In his Postscript RSP tries to explain that the association of Hissarlik (Schliemann’s Troy) with the Homeric Ilios has never been satisfactory but has been shaped by the city-state communities of Archaic Greece working with information brought from abroad.

The book as a whole, then, is a very idiosyncratic reading of the Homeric epics with a special purpose, to prove that the texts mention a Dalmatian setting and that with this interpretation the geographical indications of the Homeric epics are clear and coherent. Even if one is willing to follow RSP’s enthusiastic statement that the Dalmatian coast and its people have captured his life, the book is unfortunately not convincing precisely because the author often overstates his case, failing to mention all other interpretations and the generally accepted premise that much in Homeric geography cannot simply be read in a straight-forward way, since it is built on the peculiarities of oral composition and the formulaic style.

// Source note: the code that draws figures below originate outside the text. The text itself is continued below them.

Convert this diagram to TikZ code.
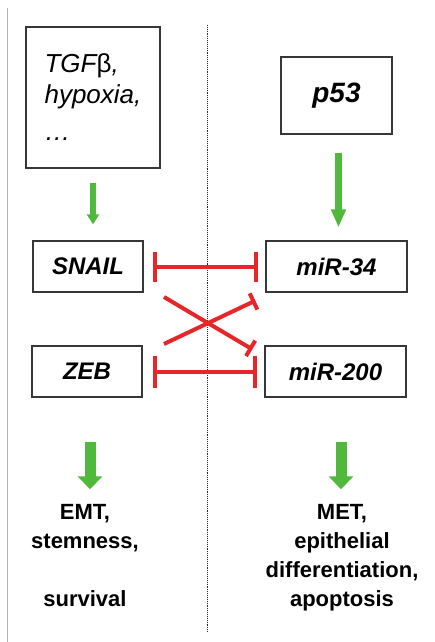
\documentclass[tikz,border=0pt]{standalone}
\usepackage{fontspec}
\setmainfont{Liberation Sans}
\usetikzlibrary{arrows.meta,calc}
\definecolor{actgreen}{RGB}{80,184,58}
\definecolor{inhred}{RGB}{230,38,40}
\definecolor{boxline}{RGB}{55,55,55}
\begin{document}
\begin{tikzpicture}[x=1pt,y=-1pt,
  box/.style={draw=boxline, line width=1.3pt, inner sep=0pt, fill=white},
  gene/.style={box, minimum height=51pt,
    font=\bfseries\itshape\fontsize{24}{28}\selectfont},
  outcome/.style={align=center, inner sep=0pt, anchor=north,
    font=\bfseries\fontsize{22}{29}\selectfont},
  actarrow/.style={draw=actgreen, line width=#1},
  inhib/.style={draw=inhred, line width=4pt},
]
\useasboundingbox[fill=white] (0,0) rectangle (434,642);

% frame edge and the dividing line
\draw[black!30, line width=1pt] (7,8) -- (7,642);
\draw[black!85, densely dotted, line width=0.9pt] (207,25) -- (207,632);

% upstream signals
\node[box, minimum width=134pt, minimum height=141pt, align=left,
      font=\itshape\fontsize{26}{31}\selectfont]
  (tgf) at (93,97.5) {TGF{\upshape β},\\hypoxia,\\[6pt]…};
\node[box, minimum width=111pt, minimum height=77pt,
      font=\bfseries\itshape\fontsize{28}{32}\selectfont]
  (p53) at (336.5,95.5) {p53};

% core loop
\node[gene, minimum width=110pt] (snail) at (88,266.5) {SNAIL};
\node[gene, minimum width=141pt] (mir34) at (336.5,266.5) {miR-34};
\node[gene, minimum width=110pt] (zeb) at (87,371.5) {ZEB};
\node[gene, minimum width=141pt] (mir200) at (335.5,371.5) {miR-200};

% outcomes
\node[outcome] (emt) at (85,504.3) {EMT,\\stemness,\\[29pt]survival};
\node[outcome] (met) at (342,504.3) {MET,\\epithelial\\differentiation,\\apoptosis};

% activation arrows
\draw[actgreen, line width=5.5pt, -{Triangle[width=12pt,length=10pt]},
      shorten <=14pt, shorten >=16pt]
  (tgf.south) -- (tgf.south |- snail.north);
\draw[actgreen, line width=7pt, -{Triangle[width=14pt,length=18pt]},
      shorten <=18pt, shorten >=13pt]
  ([xshift=2pt]p53.south) -- ([xshift=2pt]p53.south |- mir34.north);
\draw[actgreen, line width=11pt, -{Triangle[width=24pt,length=13pt]},
      shorten <=44pt, shorten >=15pt]
  ([xshift=3pt]zeb.south) -- ([xshift=3pt]zeb.south |- emt.north);
\draw[actgreen, line width=11pt, -{Triangle[width=24pt,length=13pt]},
      shorten <=44pt, shorten >=15pt]
  ([xshift=5.5pt]mir200.south) -- ([xshift=5.5pt]mir200.south |- met.north);

% mutual inhibition
\draw[inhib, {Bar[width=30pt]}-{Bar[width=30pt]},
      shorten <=9pt, shorten >=7pt] (snail.east) -- (mir34.west);
\draw[inhib, {Bar[width=32pt]}-{Bar[width=32pt]},
      shorten <=10pt, shorten >=7pt] (zeb.east) -- (mir200.west);

\coordinate (x1) at (164,297);
\coordinate (x2) at (164,344);
\draw[inhib, -{Bar[width=18pt]}] (x1) -- ($(mir200.north west)+(-12,4)$);
\draw[inhib, -{Bar[width=18pt]}] (x2) -- ($(mir34.south west)+(-10,8)$);
\end{tikzpicture}
\end{document}
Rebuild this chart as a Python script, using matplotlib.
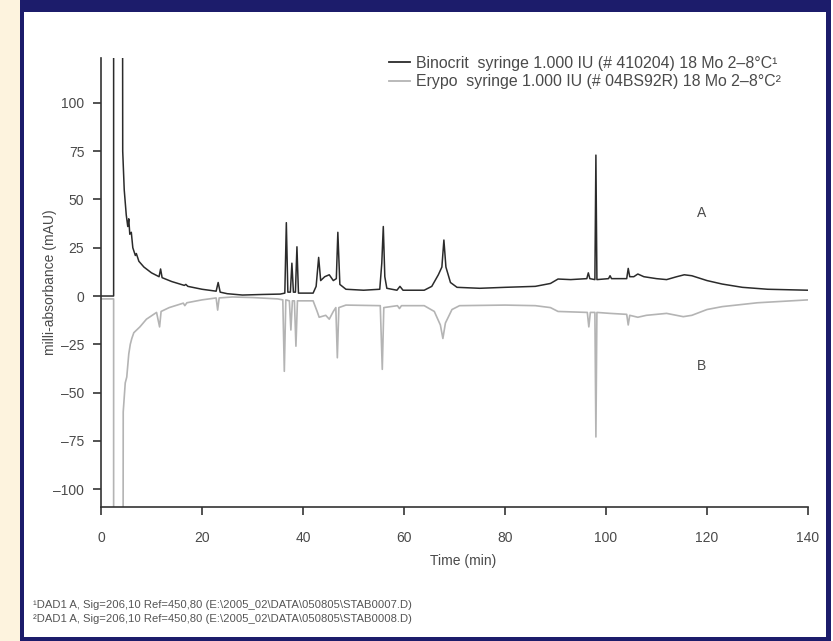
import matplotlib
matplotlib.use("Agg")
import matplotlib.pyplot as plt
from matplotlib.patches import Rectangle
from matplotlib.lines import Line2D

plt.rcParams['font.family'] = ['Liberation Sans', 'DejaVu Sans']

# ---- data ----
time_a = [0, 2.5, 2.5, 4.1, 4.3, 4.6, 5.0, 5.3, 5.5, 5.7, 6.0, 6.3, 6.8, 7.0, 7.5, 8.5,
          10, 11.5, 11.8, 12.1, 14, 16.5, 16.8, 17.2, 20, 22.8, 23.2, 23.6, 25, 28, 32,
          35.5, 36.4, 36.7, 37.0, 37.5, 37.8, 38.1, 38.5, 38.8, 39.1, 42.0, 42.6, 43.1,
          43.5, 44.3, 45.2, 46.0, 46.6, 46.9, 47.3, 48.5, 52, 55.2, 55.6, 55.9, 56.2,
          56.6, 58.6, 59.2, 59.8, 64, 65.5, 66.8, 67.5, 67.9, 68.3, 69.2, 70.5, 75, 80,
          86, 89, 90.5, 93, 96.2, 96.5, 96.8, 97.8, 98.0, 98.2, 100.5, 100.8, 101.1,
          104.1, 104.4, 104.7, 105.5, 106.3, 107.5, 110, 112, 114, 115.5, 117, 120, 123,
          127, 132, 140]
mau_a = [0, 0, 600, 600, 75, 55, 42, 36, 40, 32, 33, 25, 21, 22, 18, 15,
         12, 10, 14, 9.5, 7.5, 5.5, 6, 5, 3.5, 2.5, 7, 2.0, 1.2, 0.5, 0.8,
         1.0, 1.5, 38, 2, 2, 17, 2, 2, 25.5, 1.5, 1.5, 5, 20,
         8, 10, 11, 8, 9, 33, 6, 3.5, 3, 3.5, 17, 36, 10,
         4, 3, 5, 3, 3, 5, 11, 15, 29, 15, 7, 4.5, 4, 4.5,
         5, 6.5, 8.8, 8.5, 9, 12, 9, 8.5, 73, 8.5, 9, 10.5, 9,
         9, 14.3, 10, 10, 11.4, 10, 9, 8.5, 10, 11, 10.5, 8, 6.2,
         4.5, 3.5, 3]

time_b = [0, 2.5, 2.5, 4.2, 4.4, 4.8, 5.1, 5.5, 5.8, 6.1, 6.5, 7.7, 9, 11, 11.6, 11.9,
          13.5, 16.3, 16.6, 17, 20, 22.8, 23.1, 23.4, 26, 30, 35, 36.0, 36.3, 36.6,
          37.3, 37.6, 37.9, 38.3, 38.6, 38.9, 42, 42.8, 43.2, 44.5, 45.2, 46, 46.5,
          46.8, 47.1, 48.5, 55.3, 55.7, 56.0, 58.7, 59.1, 59.5, 64, 66, 67.2, 67.7,
          68.2, 69.5, 71, 80, 86, 89, 90.5, 96.3, 96.6, 96.9, 97.8, 98.0, 98.2, 100.8,
          104.1, 104.4, 104.7, 106.3, 108, 112, 115.3, 117, 120, 123, 130, 140]
mau_b = [-1.5, -1.5, -600, -600, -60, -45, -42, -30, -25, -22, -19, -16, -12, -8.5, -16, -8,
         -6, -3.7, -5, -3.5, -2, -1, -7.3, -1, -0.5, -0.8, -1.5, -2, -39, -2,
         -2.5, -17.6, -2.5, -2.5, -26, -2.5, -2.5, -8, -11, -10, -12, -8, -6,
         -32, -6, -4.7, -5, -38, -6, -5, -6.5, -5, -5, -8, -15, -22,
         -14, -7, -5, -4.7, -5, -6, -8, -8.5, -16, -8.5, -8.5, -73, -8.5, -9,
         -9.5, -15, -10, -11, -10, -9, -10.7, -10, -7, -5.5, -3.5, -2]

x_ticks = [0, 20, 40, 60, 80, 100, 120, 140]
y_ticks = [-100, -75, -50, -25, 0, 25, 50, 75, 100]
legend_labels = ["Binocrit  syringe 1.000 IU (# 410204) 18 Mo 2\u20138\u00b0C\u00b9",
                 "Erypo  syringe 1.000 IU (# 04BS92R) 18 Mo 2\u20138\u00b0C\u00b2"]
footnotes = ["\u00b9DAD1 A, Sig=206,10 Ref=450,80 (E:\\2005_02\\DATA\\050805\\STAB0007.D)",
             "\u00b2DAD1 A, Sig=206,10 Ref=450,80 (E:\\2005_02\\DATA\\050805\\STAB0008.D)"]

W, H = 833, 641
fig = plt.figure(figsize=(W / 100, H / 100), dpi=100)
fig.patch.set_facecolor('white')

navy = '#1c1c6b'
cream = '#fdf3de'
fig.patches.append(Rectangle((0, 0), 20 / W, 1, transform=fig.transFigure,
                             facecolor=cream, edgecolor='none', zorder=0))
fig.patches.append(Rectangle((20 / W, 0), 4 / W, 1, transform=fig.transFigure,
                             facecolor=navy, edgecolor='none', zorder=0))
fig.patches.append(Rectangle((20 / W, 1 - 12 / H), 811 / W, 12 / H, transform=fig.transFigure,
                             facecolor=navy, edgecolor='none', zorder=0))
fig.patches.append(Rectangle((826 / W, 0), 5 / W, 1, transform=fig.transFigure,
                             facecolor=navy, edgecolor='none', zorder=0))
fig.patches.append(Rectangle((20 / W, 0), 811 / W, 4 / H, transform=fig.transFigure,
                             facecolor=navy, edgecolor='none', zorder=0))

left, right, top, bottom = 101, 808, 58, 507
ax = fig.add_axes([left / W, 1 - bottom / H, (right - left) / W, (bottom - top) / H])
ax.set_facecolor('none')

grey = '#b4b4b4'
dark = '#2b2b2b'
ax.plot(time_b, mau_b, color=grey, lw=1.2, zorder=2)
ax.plot(time_a, mau_a, color=dark, lw=1.1, zorder=3)

ax.set_xlim(0, 140)
ax.set_ylim(-109.3, 123.3)
ax.set_xticks(x_ticks)
ax.set_yticks(y_ticks)
ax.set_yticklabels([str(v).replace('-', '\u2013') for v in y_ticks])

txtc = '#4a4a4a'
for s in ['top', 'right']:
    ax.spines[s].set_visible(False)
for s in ['left', 'bottom']:
    ax.spines[s].set_color('#333333')
    ax.spines[s].set_linewidth(1.2)
ax.tick_params(axis='both', direction='out', length=6, width=1.3, color='#444444',
               labelsize=10, labelcolor=txtc)
ax.tick_params(axis='x', pad=11)
ax.tick_params(axis='y', pad=6)

ax.set_ylabel('milli-absorbance (mAU)', fontsize=10, color=txtc)
ax.yaxis.set_label_coords((57 - left) / (right - left), 0.5)
ax.set_xlabel('Time (min)', fontsize=10, color=txtc)
ax.xaxis.set_label_coords((463 - left) / (right - left), -(554 - bottom) / (bottom - top))

ax.text(119, 43, 'A', fontsize=10, color=txtc, ha='center', va='center')
ax.text(119, -36, 'B', fontsize=10, color=txtc, ha='center', va='center')

handles = [Line2D([], [], color=dark, lw=1.3), Line2D([], [], color=grey, lw=1.3)]
leg = ax.legend(handles, legend_labels, loc='upper left',
                bbox_to_anchor=(389 / W, 1 - 56 / H), bbox_transform=fig.transFigure,
                frameon=False, fontsize=11.4, handlelength=1.3, handletextpad=0.4,
                labelspacing=0.2, borderpad=0, borderaxespad=0)
for t in leg.get_texts():
    t.set_color(txtc)

fig.text(33 / W, 1 - 605 / H, footnotes[0], fontsize=8.1, color='#555555', va='center', ha='left')
fig.text(33 / W, 1 - 619 / H, footnotes[1], fontsize=8.1, color='#555555', va='center', ha='left')

fig.savefig('out.png', dpi=100)
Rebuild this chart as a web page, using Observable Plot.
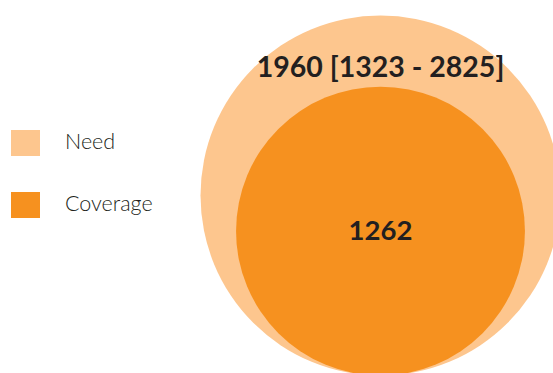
<!DOCTYPE html>
<html>
<head>
<meta charset="utf-8">
<script src="https://cdn.jsdelivr.net/npm/d3@7"></script>
<script src="https://cdn.jsdelivr.net/npm/@observablehq/plot@0.6"></script>
<style>
  html, body { margin: 0; padding: 0; background: #fff; }
  #wrap { position: relative; width: 553px; height: 373px; overflow: hidden; }
  #legend { position: absolute; left: 11px; top: 130px; font-family: Lato, "Open Sans", sans-serif; font-size: 21.5px; font-weight: 300; color: #231f20; }
  .item { display: flex; align-items: center; height: 26px; margin-bottom: 36px; }
  .item span { position: relative; top: -2px; }
  .sw { width: 29px; height: 26px; margin-right: 25px; }
</style>
</head>
<body>
<div id="wrap">
  <div id="chart"></div>
  <div id="legend"></div>
</div>
<script>
const categories = ["Need", "Coverage"];
const values = [1960, 1262];
const labels = ["1960 [1323 - 2825]", "1262"];
const colors = ["#fdc68e", "#f6911f"];

const data = categories.map((c, i) => ({category: c, value: values[i], label: labels[i]}));

const chart = Plot.plot({
  width: 553,
  height: 373,
  marginLeft: 207,
  marginRight: 0,
  marginTop: 0,
  marginBottom: 0,
  y: {domain: [0, Math.sqrt(values[0])], range: [375, 195], axis: null},
  r: {domain: [0, values[0]], range: [0, 180]},
  color: {domain: categories, range: colors},
  marks: [
    Plot.dot(data, {y: d => Math.sqrt(d.value), r: "value", fill: "category", stroke: null}),
    Plot.text([data[0]], {y: d => Math.sqrt(d.value), text: "label", dy: -128, fontSize: 28.5, fontWeight: 700, fill: "#231f20", fontFamily: "Lato, sans-serif"}),
    Plot.text([data[1]], {y: d => Math.sqrt(d.value), text: "label", dy: 0, fontSize: 27.5, fontWeight: 700, fill: "#231f20", fontFamily: "Lato, sans-serif"})
  ]
});
document.getElementById("chart").appendChild(chart);

const legend = document.getElementById("legend");
categories.forEach((c, i) => {
  const item = document.createElement("div");
  item.className = "item";
  const sw = document.createElement("div");
  sw.className = "sw";
  sw.style.background = colors[i];
  const t = document.createElement("span");
  t.textContent = c;
  item.appendChild(sw);
  item.appendChild(t);
  legend.appendChild(item);
});
</script>
</body>
</html>
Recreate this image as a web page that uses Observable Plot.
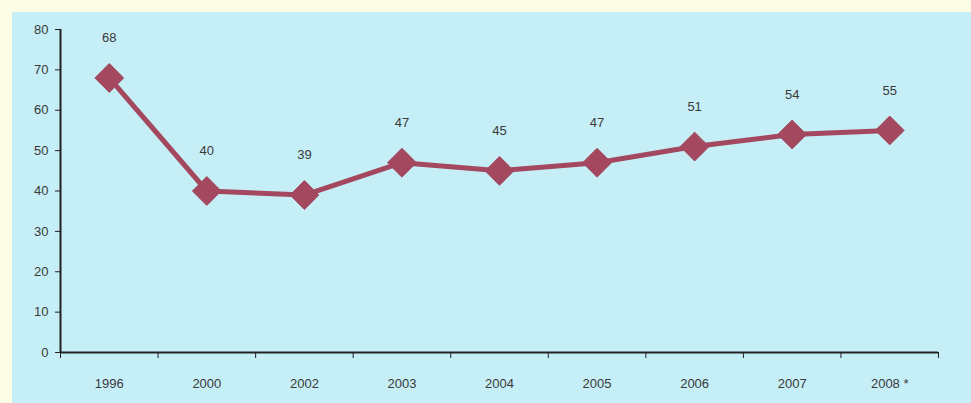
<!DOCTYPE html>
<html>
<head>
<meta charset="utf-8">
<script src="https://cdn.jsdelivr.net/npm/d3@7"></script>
<script src="https://cdn.jsdelivr.net/npm/@observablehq/plot@0.6"></script>
<style>
  html, body { margin: 0; padding: 0; background: #fbfbe6; }
  #wrap { position: relative; width: 971px; height: 403px; background: #fbfbe6; overflow: hidden; }
  #panel { position: absolute; left: 12px; top: 12px; right: 0; bottom: 0; background: #c6eef6; }
  #chart { position: absolute; left: 0; top: 0; }
  #chart svg { background: transparent; }
</style>
</head>
<body>
<div id="wrap"><div id="panel"></div><div id="chart"></div></div>
<script>
// Years on the horizontal axis and the value recorded for each
const years = ["1996", "2000", "2002", "2003", "2004", "2005", "2006", "2007", "2008 *"];
const values = [68, 40, 39, 47, 45, 47, 51, 54, 55];
const yTicks = [0, 10, 20, 30, 40, 50, 60, 70, 80];

const data = years.map((year, i) => ({i, year, value: values[i]}));
// category boundaries, used for the tick marks between years
const bounds = d3.range(years.length + 1).map(k => k - 0.5);

const lineColor = "#a3485f";
const textColor = "#3a3a3a";

const chart = Plot.plot({
  width: 971,
  height: 403,
  marginLeft: 60,
  marginRight: 33,
  marginTop: 29,
  marginBottom: 51,
  style: {fontFamily: "Liberation Sans, Arial, sans-serif", fontSize: "13px", color: textColor, background: "transparent"},
  x: {domain: [-0.5, years.length - 0.5]},
  y: {domain: [0, 80]},
  marks: [
    Plot.axisY({ticks: yTicks, tickSize: 5, tickPadding: 7, label: null, stroke: "#222", fontSize: 13}),
    Plot.axisX({ticks: bounds, tickFormat: () => "", tickSize: 6, label: null, stroke: "#222"}),
    Plot.axisX({ticks: d3.range(years.length), tickFormat: i => years[i], tickSize: 0, tickPadding: 26, label: null, fontSize: 13}),
    Plot.ruleX([bounds[0]], {stroke: "#222", strokeWidth: 2}),
    Plot.ruleY([0], {stroke: "#222", strokeWidth: 2}),
    Plot.line(data, {x: "i", y: "value", stroke: lineColor, strokeWidth: 5}),
    Plot.dot(data, {x: "i", y: "value", symbol: "diamond2", r: 13, fill: lineColor, stroke: lineColor, strokeWidth: 1}),
    Plot.text(data, {x: "i", y: "value", text: d => String(d.value), dy: -40, fill: textColor, fontSize: 13})
  ]
});

document.getElementById("chart").appendChild(chart);
</script>
</body>
</html>
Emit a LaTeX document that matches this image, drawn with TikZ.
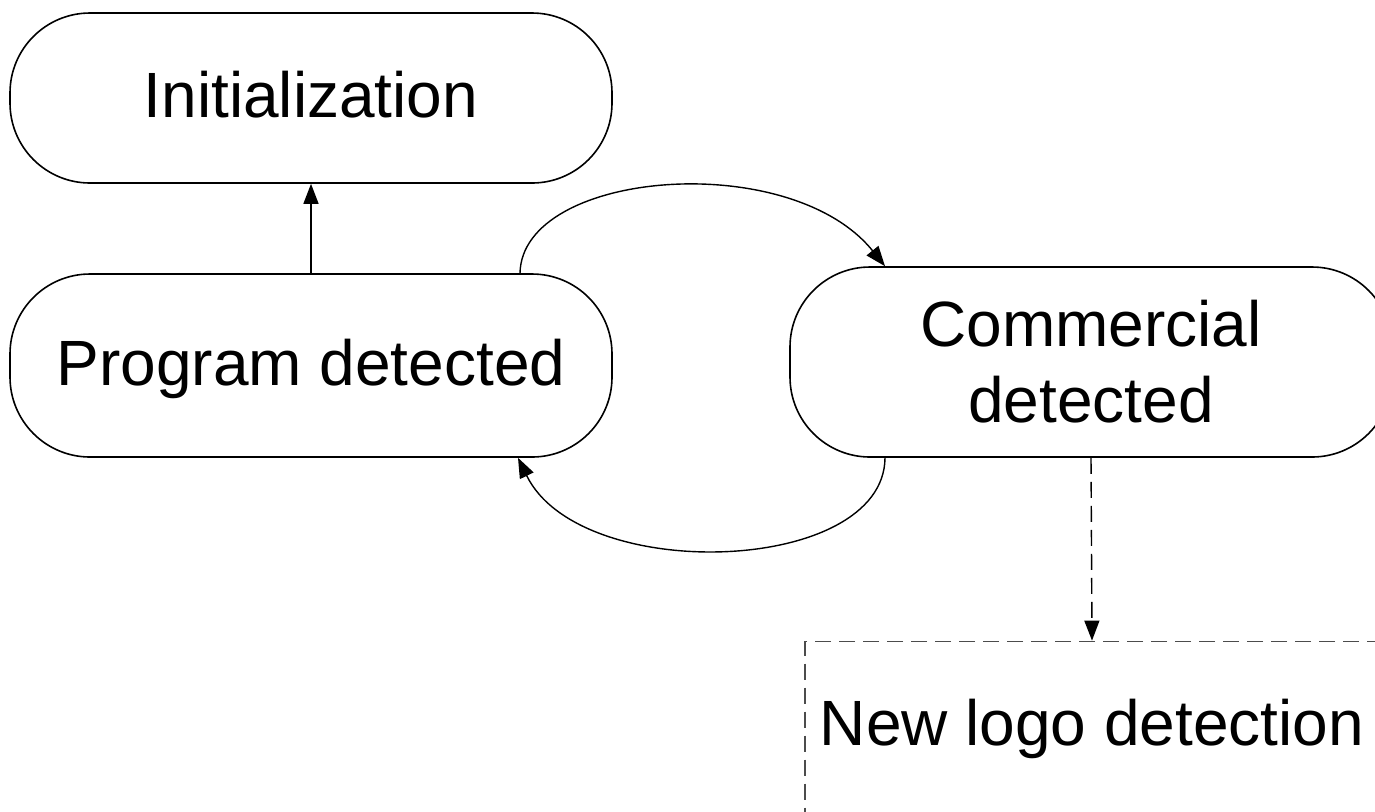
\documentclass[tikz,border=0pt]{standalone}
\usepackage{fontspec}
\setmainfont{Liberation Sans}
\usetikzlibrary{arrows.meta}
\tikzset{
  stadium/.style={draw, line width=0.8pt, rounded corners=40pt, minimum width=301pt,
    inner sep=0pt, font=\fontsize{32}{38}\selectfont, align=center},
  fixtext/.style={text height=23pt, text depth=3.5pt},
  dashbox/.style={draw=black!70, line width=0.9pt, dash pattern=on 8pt off 4pt,
    minimum width=287pt, inner sep=0pt, font=\fontsize{32}{38.5}\selectfont,
    text height=23pt, text depth=6.5pt},
  arr/.style={line width=0.7pt, -{Triangle[length=10pt,width=7.5pt]}},
  darr/.style={arr, dash pattern=on 8pt off 4pt}
}
\begin{document}
\begin{tikzpicture}[x=0.5pt,y=-0.5pt]
\useasboundingbox (0,0) rectangle (1375,811);
\node[stadium, fixtext, minimum height=85pt] (init) at (311,98) {Initialization};
\node[stadium, fixtext, minimum height=91.5pt] (pd) at (311,365.5) {Program detected};
\node[stadium, minimum height=95pt] (cd) at (1091,362) {Commercial\\detected};
\node[dashbox, minimum height=87pt] (nl) at (1092,728.5) {New logo detection};
\draw[arr] (pd.north) -- (init.south);
\draw[arr] ([xshift=104.5pt]pd.north) .. controls (522,170) and (790,148) .. ([xshift=-103pt]cd.north);
\draw[arr] ([xshift=-103pt]cd.south) .. controls (884,575) and (580,585) .. ([xshift=103.5pt]pd.south);
\draw[darr] (cd.south) -- (nl.north);
\end{tikzpicture}
\end{document}
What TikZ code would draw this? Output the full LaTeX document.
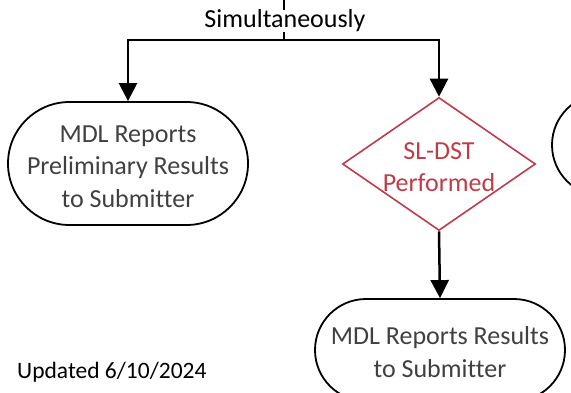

The merits of the book should, however, also be judged by linguists because of the many Illyrian etymologies on which RSP bases the often obscure Homeric toponyms.2 The audience of this book, in spite of its many disappointing aspects and RPS’s ultimately unconvincing thesis, may nevertheless find in it a reminder of the many colourful readings such master-pieces as the Iliad and the Odyssey still create.


1. Price Roberto Salinas, Homer’s Blind Audience, An Essay on the Geographical Prerequisites for the Site of Ilios. San Antonio: Scylax, 1984.

2. One may however mention recent studies on Luwian and Hittite etymologies (e.g. Lebrun R., L’Identit√© des Troyens, in Queastiones Homericae, Louvain-Namur 1998).